Wanted: A writer willing to relocate to Detroit for a free house

Detroit may not currently be the hottest real estate market in North America, but would you consider living there for a free, newly-renovated home? That's the offer put forward by the Write A House writers-in-residence program, which offers a permanent home to successful applicants.
Casey Rocheteau (left) and Sarah Cox (Courtesy of Write A House)

Detroit is currently far from the hottest real estate market in North America, but would you consider living there for a free, newly-renovated home?

That's the offer put forward by the Write A House writers-in-residence program, which offers a home to successful applicants so that they can hone their craft — permanently — in the struggling Motor City.

"We purchase the homes for very little money, and renovate them for a lot of money," program founder and director Sarah Cox tells As It Happens co-host Carol Off. "We find great people, we give them homes."

Last fall, Brooklyn-based poet and historian Casey Rocheteau became Write A House's first writer-in-residence. She loves her new home and is happily making a new life for herself in Detroit.

"When I heard about [the program], at first, I was very skeptical," Rocheteau explains. "I was living in Brooklyn at the time in a five-story walk-up in Crown Heights and I was going to grad school."

Her skepticism subsided when a friend from Detroit affirmed the program's legitimacy. She then sent in her best poems and provided a 150-word short answer essay. She beat out about 350 other writers for the prize.
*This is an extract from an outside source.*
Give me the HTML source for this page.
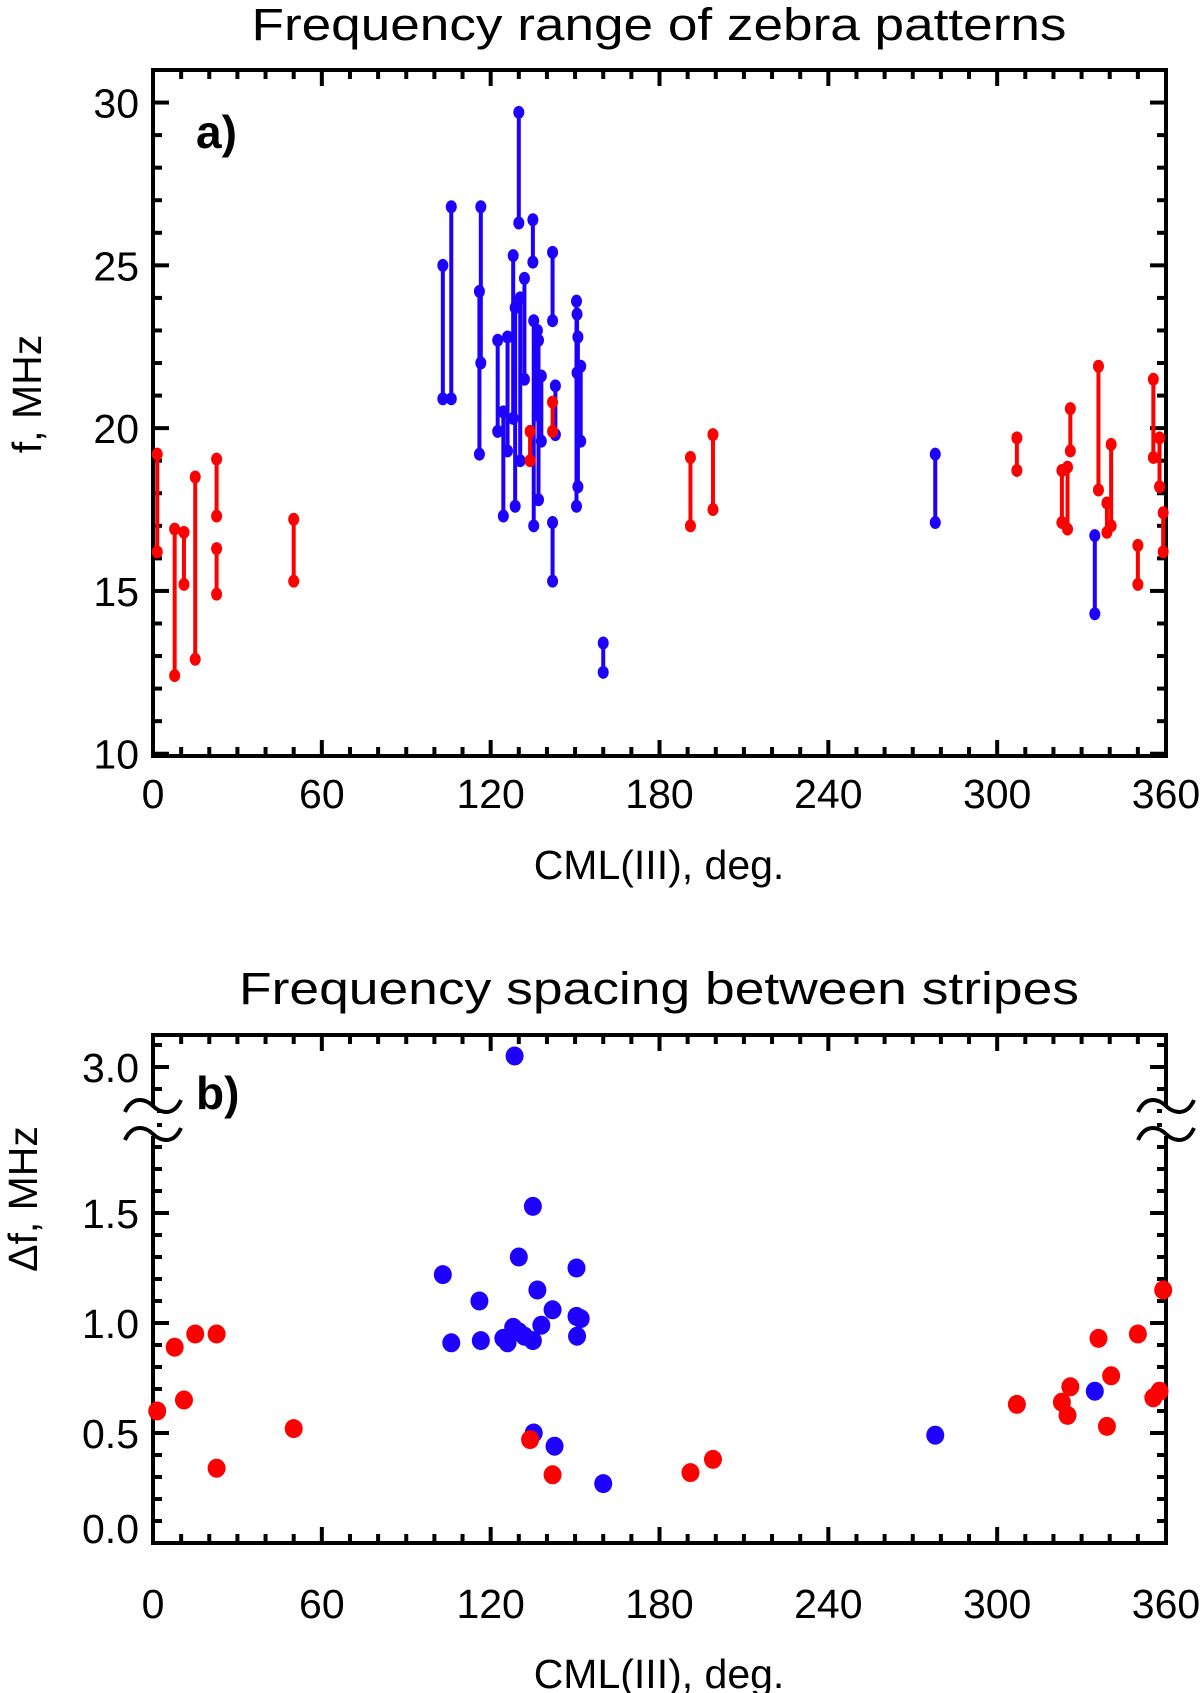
<!DOCTYPE html>
<html><head><meta charset="utf-8"><style>
html,body{margin:0;padding:0;background:#fff}
svg{display:block}
text{font-family:"Liberation Sans",Arial,sans-serif;fill:#000}
</style></head>
<body>
<svg id="chart" width="1200" height="1693" viewBox="0 0 1200 1693" xmlns="http://www.w3.org/2000/svg">
<rect width="1200" height="1693" fill="#fff"/>
<g id="pa"></g>
<g id="pb"></g>
</svg>
<script>
// Panel a: frequency ranges [cml, fHigh, fLow]
const redRangeCml  = [1.5,7.7,11,15,22.6,22.6,50,134,142,191,199,307,323,325,326,336,339,340.5,350,355.5,357.7,359];
const redRangeHigh = [19.2,16.9,16.8,18.5,19.05,16.3,17.2,19.9,20.8,19.1,19.8,19.7,18.7,18.8,20.6,21.9,17.7,19.5,16.4,21.5,19.7,17.4];
const redRangeLow  = [16.2,12.4,15.2,12.9,17.3,14.9,15.3,19.0,19.9,17.0,17.5,18.7,17.1,16.9,19.3,18.1,16.8,17.0,15.2,19.1,18.2,16.2];
const blueRangeCml  = [103,106,116,116.5,122.5,124.5,126,128,128.7,130,130.5,132,135,135.3,136.6,137,138,142,142,143,150.5,150.7,151,152,160,278,334.7];
const blueRangeHigh = [25.0,26.8,24.2,26.8,22.7,20.5,22.8,25.3,23.7,29.7,24.0,24.6,26.4,23.3,23.0,22.7,21.6,25.4,17.1,21.3,23.9,23.5,22.8,21.9,13.4,19.2,16.7];
const blueRangeLow  = [20.9,20.9,19.2,22.0,19.9,17.3,19.3,20.3,17.6,26.3,19.0,21.5,25.1,17.0,20.4,17.8,19.6,23.3,15.3,19.8,17.6,21.7,18.2,19.6,12.5,17.1,14.3];
// Panel b: spacing
const redSpCml = [1.5,7.7,11,15,22.6,22.6,50,134,142,191,199,307,323,325,326,336,339,340.5,350,355.5,357.7,359];
const redSpVal = [0.60,0.89,0.65,0.95,0.95,0.34,0.52,0.47,0.31,0.32,0.38,0.63,0.64,0.58,0.71,0.93,0.53,0.76,0.95,0.66,0.69,1.15];
const blueSpCml = [103,106,116,116.5,124.5,126,128,130,130,132,135,135,135.3,136.6,138,142,142.7,150.5,150.5,152,150.7,160,278,334.7,128.5];
const blueSpVal = [1.22,0.91,1.10,0.92,0.93,0.91,0.98,1.30,0.96,0.94,1.53,0.92,0.50,1.15,0.99,1.06,0.44,1.25,1.03,1.02,0.94,0.27,0.49,0.69,3.05];
const xTicks = [0,60,120,180,240,300,360];
const aTicks = [10,15,20,25,30];
const bTicks = [0.0,0.5,1.0,1.5,3.0];
const bTickLabels = ["0.0","0.5","1.0","1.5","3.0"];

const NS="http://www.w3.org/2000/svg";
function mk(parent,tag,attrs,txt){const e=document.createElementNS(NS,tag);for(const k in attrs)e.setAttribute(k,attrs[k]);if(txt!==undefined)e.textContent=txt;parent.appendChild(e);return e;}
const L=153,R=1166;
const xs=v=>L+(v/360)*(R-L);
const aT=70,aB=756;
const ya=v=>aB-(v-9.93)/(31.0-9.93)*(aB-aT);
const bT=1035,bB=1543;
const yb=v=>v<=2.2?bB-v*220:1067-(v-3)*220;
const RED="#ff0000",BLUE="#1e00ff";
const FS=41;

function frame(g,T,B,yMinor,yMajor,yf){
  const r=mk(g,'rect',{x:L,y:T,width:R-L,height:B-T,fill:'none',stroke:'#000','stroke-width':4});
  
  
  for(let d=0;d<=360;d+=10){
    const maj=d%60===0, len=maj?16:9, x=xs(d);
    const t1=mk(g,'line',{x1:x,y1:B,x2:x,y2:B-len,stroke:'#000','stroke-width':4});
    
    
    const t2=mk(g,'line',{x1:x,y1:T,x2:x,y2:T+len,stroke:'#000','stroke-width':4});
    
    
  }
  yMinor.forEach(v=>{
    const maj=yMajor.some(m=>Math.abs(m-v)<1e-6), len=maj?16:9, y=yf(v);
    if(y<T+2||y>B-2)return;
    const t1=mk(g,'line',{x1:L,y1:y,x2:L+len,y2:y,stroke:'#000','stroke-width':4});
    
    
    const t2=mk(g,'line',{x1:R,y1:y,x2:R-len,y2:y,stroke:'#000','stroke-width':4});
    
    
  });
}
function xLabels(g,yb_){
  xTicks.forEach(v=>{
    const t=mk(g,'text',{x:xs(v),y:yb_,'font-size':FS,'text-anchor':'middle'},String(v));
    
    
  });
}

// Panel A
const pa=document.getElementById('pa');
let t=mk(pa,'text',{x:659,y:40,'font-size':45,'text-anchor':'middle',textLength:815,lengthAdjust:'spacingAndGlyphs'},'Frequency range of zebra patterns');


const aMinor=[];for(let v=10;v<=31;v++)aMinor.push(v);
frame(pa,aT,aB,aMinor,aTicks,ya);
aTicks.forEach(v=>{
  const e=mk(pa,'text',{x:139,y:ya(v)+15,'font-size':FS,'text-anchor':'end'},String(v));
  
  
});
xLabels(pa,808);
t=mk(pa,'text',{x:659,y:879,'font-size':FS,'text-anchor':'middle'},'CML(III), deg.');


t=mk(pa,'text',{x:41,y:394,'font-size':FS,'text-anchor':'middle',transform:'rotate(-90 41 394)'},'f, MHz');


t=mk(pa,'text',{x:196,y:148,'font-size':46,'font-weight':'bold'},'a)');


function ranges(cml,hi,lo,col,name){
  cml.forEach((c,i)=>{
    const x=xs(c);
    const ln=mk(pa,'line',{x1:x,y1:ya(hi[i]),x2:x,y2:ya(lo[i]),stroke:col,'stroke-width':4});
    
    
    [hi[i],lo[i]].forEach(v=>{
      const d=mk(pa,'ellipse',{cx:x,cy:ya(v),rx:5.5,ry:6.5,fill:col});
      
      
    });
  });
}
ranges(blueRangeCml,blueRangeHigh,blueRangeLow,BLUE,'blue');
ranges(redRangeCml,redRangeHigh,redRangeLow,RED,'red');

// Panel B
const pb=document.getElementById('pb');
t=mk(pb,'text',{x:659,y:1004,'font-size':45,'text-anchor':'middle',textLength:840,lengthAdjust:'spacingAndGlyphs'},'Frequency spacing between stripes');


const bMinor=[];for(let i=0;i<=19;i++)bMinor.push(i/10);for(let i=28;i<=31;i++)bMinor.push(i/10);
frame(pb,bT,bB,bMinor,[0,0.5,1.0,1.5,3.0],yb);
bTicks.forEach((v,i)=>{
  const dy = v===0 ? 0 : 15;
  const e=mk(pb,'text',{x:139,y:yb(v)+dy,'font-size':FS,'text-anchor':'end'},bTickLabels[i]);
  
  
});
xLabels(pb,1618);
t=mk(pb,'text',{x:659,y:1688,'font-size':FS,'text-anchor':'middle'},'CML(III), deg.');


t=mk(pb,'text',{x:37,y:1199,'font-size':FS,'text-anchor':'middle',transform:'rotate(-90 37 1199)'},'\u0394f, MHz');


t=mk(pb,'text',{x:196,y:1109,'font-size':46,'font-weight':'bold'},'b)');


// axis break marks
[L,R].forEach(cx=>{
  const gb=mk(pb,'g',{});
  
  
  mk(gb,'rect',{x:cx-4,y:1106,width:8,height:30,fill:'#fff'});
  [1106,1134].forEach(yy=>{
    mk(gb,'path',{d:`M${cx-28} ${yy+6} C ${cx-20} ${yy-12}, ${cx-6} ${yy-6}, ${cx} ${yy} S ${cx+20} ${yy+12}, ${cx+28} ${yy-6}`,fill:'none',stroke:'#000','stroke-width':4});
  });
});
function dots(cml,val,col,name){
  cml.forEach((c,i)=>{
    const d=mk(pb,'ellipse',{cx:xs(c),cy:yb(val[i]),rx:9,ry:9.5,fill:col});
    
    
  });
}
dots(blueSpCml,blueSpVal,BLUE,'blue');
dots(redSpCml,redSpVal,RED,'red');
</script>
</body></html>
Rocheteau's new bungalow, which is located in a neighbourhood around I-75 and Davison, is predominantly made up of artists and new families.

She has a two-year lease which began last November and pays the property taxes — should she stay beyond the lease period, the home becomes hers.

Cox says that there aren't any strict terms to Rocheteau's residency.

"I don't sit there on a day-to-day basis and say this is what you should be doing," she says. "We just let people take these nice self-directed paths and it's worked out so far."

She adds that she hopes the program is helping to introduce new voices and vitality to Detroit.

"Wouldn't it be great if more people wrote things about Detroit that we wanted to read?" she says. "I want to see better writing about Detroit and I want to see neighbourhoods come back — that's what we're going for."

U.S. residents who are interested in the program can apply now for the 2015 program.